“Chemo-brain” can be a persistent problem for chemotherapy patients after treatment, according to a recent study.
In a study by researchers at the University of Rochester, women with breast cancer reported that chemo-brain was a substantial problem for as long as six months after treatment. Lead author Michelle Janelsins, assistant professor of Surgery in UR Medicine’s Wilmot Cancer Institute Cancer Control and Survivorship program, said the study highlights one specific group.
“Our study, from one of the largest nationwide studies to date, shows that cancer-related cognitive problems are a substantial and pervasive issue for many women with breast cancer,” she said in a press release.
Scientists have known that cancer-related cognitive impairment has been a concern for patients. The impairments include issues with memory, attention and processing information.
For the study, researchers compared cognitive difficulties among 581 breast cancer patients and 364 healthy individuals, with an average age of 53-years-old for each group. The study used a tool known as a FACT-Cog, a validated measurement of cognitive impairment that examines a person’s own perceived impairment as well as cognitive impairment perceived by others.
By using the FACT-Cog, the scientists hoped to discover whether persistent symptoms existed and to possibly correlate them with other factors like age, education and race. Researchers found that compared to the healthy individuals, the FACT-Cog scores of women with breast cancer showed 45 percent more impairment.
Over a period of almost a year, from diagnosis to post-chemotherapy follow-ups, 36.5 percent of women reported a decline in scores compared to 13.6 percent of healthy women. Factors that led to a greater impact on the FACT-Cog score included anxiety, depressive symptoms and younger age.

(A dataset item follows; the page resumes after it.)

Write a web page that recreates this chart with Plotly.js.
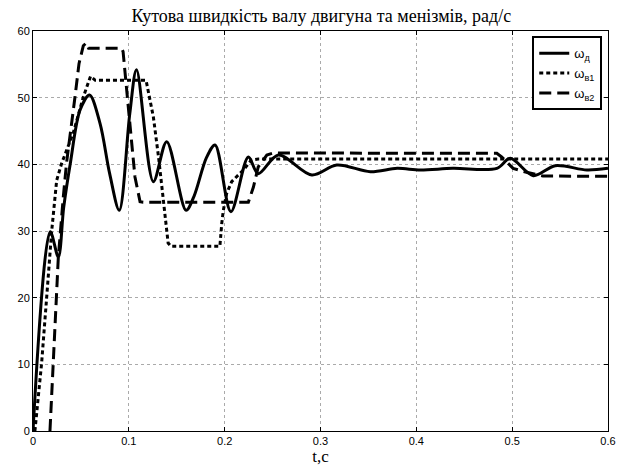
<!DOCTYPE html>
<html>
<head>
<meta charset="utf-8">
<script src="https://cdn.plot.ly/plotly-3.0.1.min.js"></script>
<style>html,body{margin:0;padding:0;background:#fff;}#chart{width:624px;height:466px;}</style>
</head>
<body>
<div id="chart"></div>
<script>
// ω_д (motor)
const tD = [0, 0.018, 0.0264, 0.032, 0.039, 0.049, 0.059, 0.07, 0.080, 0.090, 0.101, 0.108, 0.1256, 0.1395, 0.1597, 0.168, 0.181, 0.190, 0.2065, 0.2247, 0.235, 0.256, 0.291, 0.317, 0.352, 0.380, 0.404, 0.438, 0.484, 0.498, 0.522, 0.545, 0.578, 0.600];
const wD = [0, 29.9, 26.1, 33.5, 40.2, 48.1, 50.4, 46.1, 38.6, 33.1, 47.6, 54.2, 37.4, 43.4, 33.1, 35.2, 41.0, 42.9, 32.9, 41.1, 38.6, 41.4, 38.4, 39.9, 38.9, 39.4, 39.15, 39.4, 39.4, 40.9, 38.3, 39.8, 39.15, 39.4];
// ω_в1
const tB1 = [0.002, 0.009, 0.0143, 0.0195, 0.0247, 0.030, 0.042, 0.0525, 0.060, 0.065, 0.118, 0.1256, 0.131, 0.136, 0.141, 0.144, 0.195, 0.197, 0.1986, 0.202, 0.2073, 0.2195, 0.228, 0.235, 0.600];
const wB1 = [0, 10.2, 20.1, 30.0, 37.6, 40.2, 44.7, 50.1, 53.2, 52.6, 52.6, 47.1, 41.1, 34.2, 28.2, 27.7, 27.7, 31.2, 33.1, 35.6, 37.4, 39.15, 40.65, 40.8, 40.8];
// ω_в2
const tB2 = [0.0177, 0.021, 0.024, 0.0264, 0.0316, 0.035, 0.0438, 0.048, 0.0525, 0.0555, 0.058, 0.0925, 0.094, 0.0995, 0.103, 0.1064, 0.1117, 0.115, 0.2247, 0.230, 0.235, 0.244, 0.2508, 0.484, 0.489, 0.501, 0.515, 0.532, 0.600];
const wB2 = [0, 10.2, 20.1, 26.0, 35.1, 40.2, 50.1, 55.1, 57.8, 58.2, 57.4, 57.4, 56.9, 49.2, 43.2, 38.1, 34.4, 34.3, 34.3, 36.6, 39.6, 41.4, 41.7, 41.65, 41.1, 39.4, 38.8, 38.25, 38.2];

const names = ['ω<sub>д</sub>', 'ω<sub>в1</sub>', 'ω<sub>в2</sub>'];
const xTicks = [0, 0.1, 0.2, 0.3, 0.4, 0.5, 0.6];
const xTickText = ['0', '0.1', '0.2', '0.3', '0.4', '0.5', '0.6'];
const yTicks = [0, 10, 20, 30, 40, 50, 60];

const traces = [
  {x: tD, y: wD, name: names[0], mode: 'lines', line: {color: '#000', width: 3, shape: 'spline', smoothing: 0.9}},
  {x: tB1, y: wB1, name: names[1], mode: 'lines', line: {color: '#000', width: 3, dash: '4px,3px'}},
  {x: tB2, y: wB2, name: names[2], mode: 'lines', line: {color: '#000', width: 3, dash: '12px,6px'}}
];

const axisCommon = {
  showline: true, linecolor: '#000', linewidth: 1, mirror: 'ticks',
  ticks: 'inside', ticklen: 4, tickcolor: '#000',
  showgrid: true, gridcolor: '#aaa', gridwidth: 1, griddash: 'dot',
  zeroline: false,
  tickfont: {family: 'Liberation Sans, Arial, sans-serif', size: 11, color: '#000'}
};

const layout = {
  width: 624, height: 466,
  margin: {l: 33, r: 16, t: 31, b: 35},
  paper_bgcolor: '#fff', plot_bgcolor: '#fff',
  title: {text: 'Кутова швидкість валу двигуна та менізмів, рад/с', font: {family: 'Liberation Serif, Times New Roman, serif', size: 18, color: '#000'}, x: 0.515, xanchor: 'center', y: 0.966, yanchor: 'middle'},
  xaxis: Object.assign({}, axisCommon, {range: [0, 0.6], tickvals: xTicks, ticktext: xTickText,
    title: {text: 't,c', font: {family: 'Liberation Serif, Times New Roman, serif', size: 17, color: '#000'}, standoff: 0}}),
  yaxis: Object.assign({}, axisCommon, {range: [0, 60], tickvals: yTicks}),
  showlegend: true,
  legend: {x: 0.990, xanchor: 'right', y: 0.987, yanchor: 'top', bgcolor: '#fff', bordercolor: '#000', borderwidth: 2,
    font: {family: 'Liberation Sans, Arial, sans-serif', size: 13, color: '#000'}, tracegroupgap: 4}
};

Plotly.newPlot('chart', traces, layout, {staticPlot: true, displayModeBar: false});
</script>
</body>
</html>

The study said black women were more likely to have a higher FACT-Cog score as well. The study also indicated that women who received hormone therapy and/or radiation treatment after chemotherapy had similar cognitive problems to women who received chemotherapy alone.
“It is possible that these factors are most important in determining the overall impact of cognitive impairment on quality of life as well as how others, for example, caregivers, view the patient’s cognitive function,” the study said.
The researchers said the study’s limitations included that the long-term impact of chemo-brain assessed by FACT-Cog isn’t known. A small group of patients are still being studied for its effects two years post-treatment.
More research is needed to address the effects of anxiety, depression and other factors within the FACT-Cog assessment, the study said. The researchers also recommended studies that fully evaluate chemo-brain for younger patients with cancer as well as patients who belong to minority populations.
The study, funded by the National Institutes of Health and the National Cancer Institute, is the largest study to date to assess perceived chemo-brain. Janelsins said the data is being reviewed to understand what it means for chemotherapy patients.
“We are currently assessing these data in the context of objective cognitive measures and to understand the role of possible biologic mechanisms that may confer risk to cognitive problems in patients,” she said.